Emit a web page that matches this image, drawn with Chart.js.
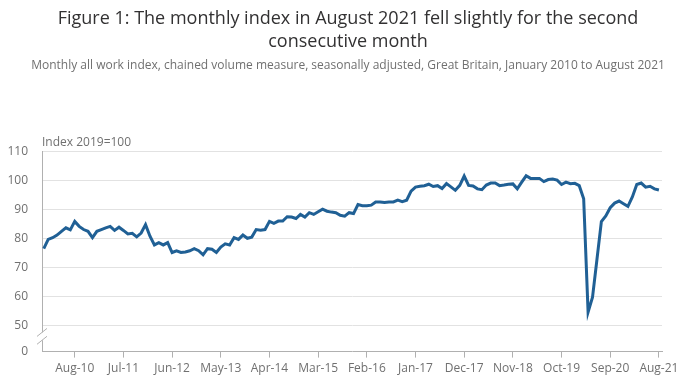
<!DOCTYPE html>
<html>
<head>
<meta charset="utf-8">
<script src="https://cdn.jsdelivr.net/npm/chart.js@4"></script>
<style>
  html, body { margin: 0; padding: 0; background: #fff; }
  #wrap { width: 696px; height: 385px; }
</style>
</head>
<body>
<div id="wrap"><canvas id="chart" width="696" height="385"></canvas></div>
<script>
// Monthly all work index, Jan 2010 - Aug 2021
const values2010 = [76.4, 79.6, 80.2, 81.1, 82.4, 83.6, 82.9, 85.8, 84.1, 83.0, 82.4, 80.2];
const values2011 = [82.4, 83.0, 83.6, 84.1, 82.7, 83.8, 82.7, 81.5, 81.7, 80.5, 81.8, 84.7];
const values2012 = [80.7, 77.7, 78.5, 77.7, 78.5, 75.1, 75.7, 75.1, 75.3, 75.7, 76.4, 75.7];
const values2013 = [74.3, 76.4, 76.2, 75.1, 77.0, 78.1, 77.7, 80.2, 79.6, 81.1, 80.0, 80.4];
const values2014 = [83.0, 82.8, 83.0, 85.8, 85.1, 85.9, 85.9, 87.4, 87.3, 86.8, 88.2, 87.3];
const values2015 = [88.8, 88.2, 89.1, 90.0, 89.3, 89.0, 88.8, 87.9, 87.6, 88.8, 88.5, 91.6];
const values2016 = [91.2, 91.2, 91.4, 92.5, 92.5, 92.3, 92.5, 92.5, 93.1, 92.6, 93.1, 96.2];
const values2017 = [97.6, 97.9, 98.1, 98.6, 97.8, 98.1, 97.1, 98.8, 97.7, 96.5, 98.2, 101.4];
const values2018 = [98.2, 98.0, 97.0, 96.7, 98.3, 99.0, 99.0, 98.1, 98.3, 98.6, 98.7, 97.0];
const values2019 = [99.3, 101.5, 100.6, 100.6, 100.6, 99.5, 100.2, 100.4, 100.0, 98.5, 99.3, 98.8];
const values2020 = [98.9, 98.1, 93.6, 54.6, 59.7, 72.7, 85.7, 87.7, 90.5, 92.1, 92.8, 91.9];
const values2021 = [91.0, 94.2, 98.5, 99.0, 97.6, 97.9, 97.0, 96.6];

const monthNames = ['Jan','Feb','Mar','Apr','May','Jun','Jul','Aug','Sep','Oct','Nov','Dec'];
const years = [2010, 2011, 2012, 2013, 2014, 2015, 2016, 2017, 2018, 2019, 2020, 2021];
const xTickLabels = ['Aug-10','Jul-11','Jun-12','May-13','Apr-14','Mar-15','Feb-16',
                     'Jan-17','Dec-17','Nov-18','Oct-19','Sep-20','Aug-21'];
const yTickValues = [50, 60, 70, 80, 90, 100, 110];

const values = [].concat(values2010, values2011, values2012, values2013, values2014, values2015,
  values2016, values2017, values2018, values2019, values2020, values2021);

const months = [];
years.forEach(y => monthNames.forEach(m => months.push(m + '-' + String(y).slice(2))));
months.length = values.length;

// axis is broken below 50; the "0" tick sits a little under it
const yFloor = 41;

const axisGrey = '#b0b0b0';
const textGrey = '#707070';
const fontFamily = '"Open Sans", "Noto Sans", sans-serif';

const extras = {
  id: 'extras',
  afterDraw(chart) {
    const { ctx, chartArea, scales } = chart;
    const left = chartArea.left;
    ctx.save();
    // unit label above the y axis
    ctx.fillStyle = textGrey;
    ctx.font = '12px ' + fontFamily;
    ctx.textAlign = 'left';
    ctx.textBaseline = 'middle';
    ctx.fillText('Index 2019=100', left, chartArea.top - 9);

    // axis break marks
    const y1 = scales.y.getPixelForValue(47.6);
    const y2 = scales.y.getPixelForValue(44.9);
    ctx.fillStyle = '#fff';
    ctx.fillRect(left - 2, y1, 4, y2 - y1);
    ctx.strokeStyle = axisGrey;
    ctx.lineWidth = 1;
    [y1, y2].forEach(y => {
      ctx.beginPath();
      ctx.moveTo(left - 5, y + 4);
      ctx.lineTo(left + 5, y - 4);
      ctx.stroke();
    });
    ctx.restore();
  }
};

new Chart(document.getElementById('chart'), {
  type: 'line',
  data: {
    datasets: [{
      data: values.map((v, i) => ({ x: i, y: v })),
      borderColor: '#206095',
      borderWidth: 3,
      pointRadius: 0,
      tension: 0,
      fill: false
    }]
  },
  options: {
    responsive: false,
    animation: false,
    layout: { padding: { left: 8, right: 8, bottom: 5 } },
    plugins: {
      legend: { display: false },
      tooltip: { enabled: false },
      title: {
        display: true,
        text: ['Figure 1: The monthly index in August 2021 fell slightly for the second',
               'consecutive month'],
        color: '#323132',
        font: { family: fontFamily, size: 18, weight: 'normal', lineHeight: 1.28 },
        padding: { top: 7, bottom: 5 }
      },
      subtitle: {
        display: true,
        text: 'Monthly all work index, chained volume measure, seasonally adjusted, Great Britain, January 2010 to August 2021',
        color: textGrey,
        font: { family: fontFamily, size: 12, weight: 'normal', lineHeight: 1.25 },
        padding: { top: 0, bottom: 78 }
      }
    },
    scales: {
      x: {
        type: 'linear',
        min: -0.4,
        max: values.length - 1 + 0.7,
        afterBuildTicks(scale) {
          scale.ticks = xTickLabels.map(l => ({ value: months.indexOf(l) }));
        },
        ticks: {
          autoSkip: false,
          maxRotation: 0,
          padding: 4,
          color: textGrey,
          font: { family: fontFamily, size: 12 },
          callback: v => months[v]
        },
        grid: { drawOnChartArea: false, drawTicks: true, tickLength: 6, color: axisGrey },
        border: { color: axisGrey }
      },
      y: {
        min: yFloor,
        max: 110,
        afterBuildTicks(scale) {
          scale.ticks = [yFloor].concat(yTickValues).map(v => ({ value: v }));
        },
        afterFit(scale) { scale.width = 34; },
        ticks: {
          padding: 14,
          color: textGrey,
          font: { family: fontFamily, size: 12 },
          callback: v => (v === yFloor ? '0' : v)
        },
        grid: {
          drawTicks: false,
          color: c => (c.tick && c.tick.value === yFloor ? 'rgba(0,0,0,0)' : '#e2e2e2')
        },
        border: { color: axisGrey }
      },
      // empty right-hand axis that only keeps a margin, so titles stay centred on the canvas
      yRight: {
        position: 'right',
        min: yFloor,
        max: 110,
        afterFit(scale) { scale.width = 26; },
        ticks: { display: false },
        grid: { display: false },
        border: { display: false }
      }
    }
  },
  plugins: [extras]
});
</script>
</body>
</html>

=-=-=-=-=

Copy out each line word for word, please, skipping the images.

Emit a web page that matches this image, drawn with Chart.js.
<!DOCTYPE html>
<html>
<head>
<meta charset="utf-8">
<script src="https://cdn.jsdelivr.net/npm/chart.js@4"></script>
<style>
  html, body { margin: 0; padding: 0; background: #fff; }
  #wrap { width: 696px; height: 385px; }
</style>
</head>
<body>
<div id="wrap"><canvas id="chart" width="696" height="385"></canvas></div>
<script>
// Monthly all work index, Jan 2010 - Aug 2021
const values2010 = [76.4, 79.6, 80.2, 81.1, 82.4, 83.6, 82.9, 85.8, 84.1, 83.0, 82.4, 80.2];
const values2011 = [82.4, 83.0, 83.6, 84.1, 82.7, 83.8, 82.7, 81.5, 81.7, 80.5, 81.8, 84.7];
const values2012 = [80.7, 77.7, 78.5, 77.7, 78.5, 75.1, 75.7, 75.1, 75.3, 75.7, 76.4, 75.7];
const values2013 = [74.3, 76.4, 76.2, 75.1, 77.0, 78.1, 77.7, 80.2, 79.6, 81.1, 80.0, 80.4];
const values2014 = [83.0, 82.8, 83.0, 85.8, 85.1, 85.9, 85.9, 87.4, 87.3, 86.8, 88.2, 87.3];
const values2015 = [88.8, 88.2, 89.1, 90.0, 89.3, 89.0, 88.8, 87.9, 87.6, 88.8, 88.5, 91.6];
const values2016 = [91.2, 91.2, 91.4, 92.5, 92.5, 92.3, 92.5, 92.5, 93.1, 92.6, 93.1, 96.2];
const values2017 = [97.6, 97.9, 98.1, 98.6, 97.8, 98.1, 97.1, 98.8, 97.7, 96.5, 98.2, 101.4];
const values2018 = [98.2, 98.0, 97.0, 96.7, 98.3, 99.0, 99.0, 98.1, 98.3, 98.6, 98.7, 97.0];
const values2019 = [99.3, 101.5, 100.6, 100.6, 100.6, 99.5, 100.2, 100.4, 100.0, 98.5, 99.3, 98.8];
const values2020 = [98.9, 98.1, 93.6, 54.6, 59.7, 72.7, 85.7, 87.7, 90.5, 92.1, 92.8, 91.9];
const values2021 = [91.0, 94.2, 98.5, 99.0, 97.6, 97.9, 97.0, 96.6];

const monthNames = ['Jan','Feb','Mar','Apr','May','Jun','Jul','Aug','Sep','Oct','Nov','Dec'];
const years = [2010, 2011, 2012, 2013, 2014, 2015, 2016, 2017, 2018, 2019, 2020, 2021];
const xTickLabels = ['Aug-10','Jul-11','Jun-12','May-13','Apr-14','Mar-15','Feb-16',
                     'Jan-17','Dec-17','Nov-18','Oct-19','Sep-20','Aug-21'];
const yTickValues = [50, 60, 70, 80, 90, 100, 110];

const values = [].concat(values2010, values2011, values2012, values2013, values2014, values2015,
  values2016, values2017, values2018, values2019, values2020, values2021);

const months = [];
years.forEach(y => monthNames.forEach(m => months.push(m + '-' + String(y).slice(2))));
months.length = values.length;

// axis is broken below 50; the "0" tick sits a little under it
const yFloor = 41;

const axisGrey = '#b0b0b0';
const textGrey = '#707070';
const fontFamily = '"Open Sans", "Noto Sans", sans-serif';

const extras = {
  id: 'extras',
  afterDraw(chart) {
    const { ctx, chartArea, scales } = chart;
    const left = chartArea.left;
    ctx.save();
    // unit label above the y axis
    ctx.fillStyle = textGrey;
    ctx.font = '12px ' + fontFamily;
    ctx.textAlign = 'left';
    ctx.textBaseline = 'middle';
    ctx.fillText('Index 2019=100', left, chartArea.top - 9);

    // axis break marks
    const y1 = scales.y.getPixelForValue(47.6);
    const y2 = scales.y.getPixelForValue(44.9);
    ctx.fillStyle = '#fff';
    ctx.fillRect(left - 2, y1, 4, y2 - y1);
    ctx.strokeStyle = axisGrey;
    ctx.lineWidth = 1;
    [y1, y2].forEach(y => {
      ctx.beginPath();
      ctx.moveTo(left - 5, y + 4);
      ctx.lineTo(left + 5, y - 4);
      ctx.stroke();
    });
    ctx.restore();
  }
};

new Chart(document.getElementById('chart'), {
  type: 'line',
  data: {
    datasets: [{
      data: values.map((v, i) => ({ x: i, y: v })),
      borderColor: '#206095',
      borderWidth: 3,
      pointRadius: 0,
      tension: 0,
      fill: false
    }]
  },
  options: {
    responsive: false,
    animation: false,
    layout: { padding: { left: 8, right: 8, bottom: 5 } },
    plugins: {
      legend: { display: false },
      tooltip: { enabled: false },
      title: {
        display: true,
        text: ['Figure 1: The monthly index in August 2021 fell slightly for the second',
               'consecutive month'],
        color: '#323132',
        font: { family: fontFamily, size: 18, weight: 'normal', lineHeight: 1.28 },
        padding: { top: 7, bottom: 5 }
      },
      subtitle: {
        display: true,
        text: 'Monthly all work index, chained volume measure, seasonally adjusted, Great Britain, January 2010 to August 2021',
        color: textGrey,
        font: { family: fontFamily, size: 12, weight: 'normal', lineHeight: 1.25 },
        padding: { top: 0, bottom: 78 }
      }
    },
    scales: {
      x: {
        type: 'linear',
        min: -0.4,
        max: values.length - 1 + 0.7,
        afterBuildTicks(scale) {
          scale.ticks = xTickLabels.map(l => ({ value: months.indexOf(l) }));
        },
        ticks: {
          autoSkip: false,
          maxRotation: 0,
          padding: 4,
          color: textGrey,
          font: { family: fontFamily, size: 12 },
          callback: v => months[v]
        },
        grid: { drawOnChartArea: false, drawTicks: true, tickLength: 6, color: axisGrey },
        border: { color: axisGrey }
      },
      y: {
        min: yFloor,
        max: 110,
        afterBuildTicks(scale) {
          scale.ticks = [yFloor].concat(yTickValues).map(v => ({ value: v }));
        },
        afterFit(scale) { scale.width = 34; },
        ticks: {
          padding: 14,
          color: textGrey,
          font: { family: fontFamily, size: 12 },
          callback: v => (v === yFloor ? '0' : v)
        },
        grid: {
          drawTicks: false,
          color: c => (c.tick && c.tick.value === yFloor ? 'rgba(0,0,0,0)' : '#e2e2e2')
        },
        border: { color: axisGrey }
      },
      // empty right-hand axis that only keeps a margin, so titles stay centred on the canvas
      yRight: {
        position: 'right',
        min: yFloor,
        max: 110,
        afterFit(scale) { scale.width = 26; },
        ticks: { display: false },
        grid: { display: false },
        border: { display: false }
      }
    }
  },
  plugins: [extras]
});
</script>
</body>
</html>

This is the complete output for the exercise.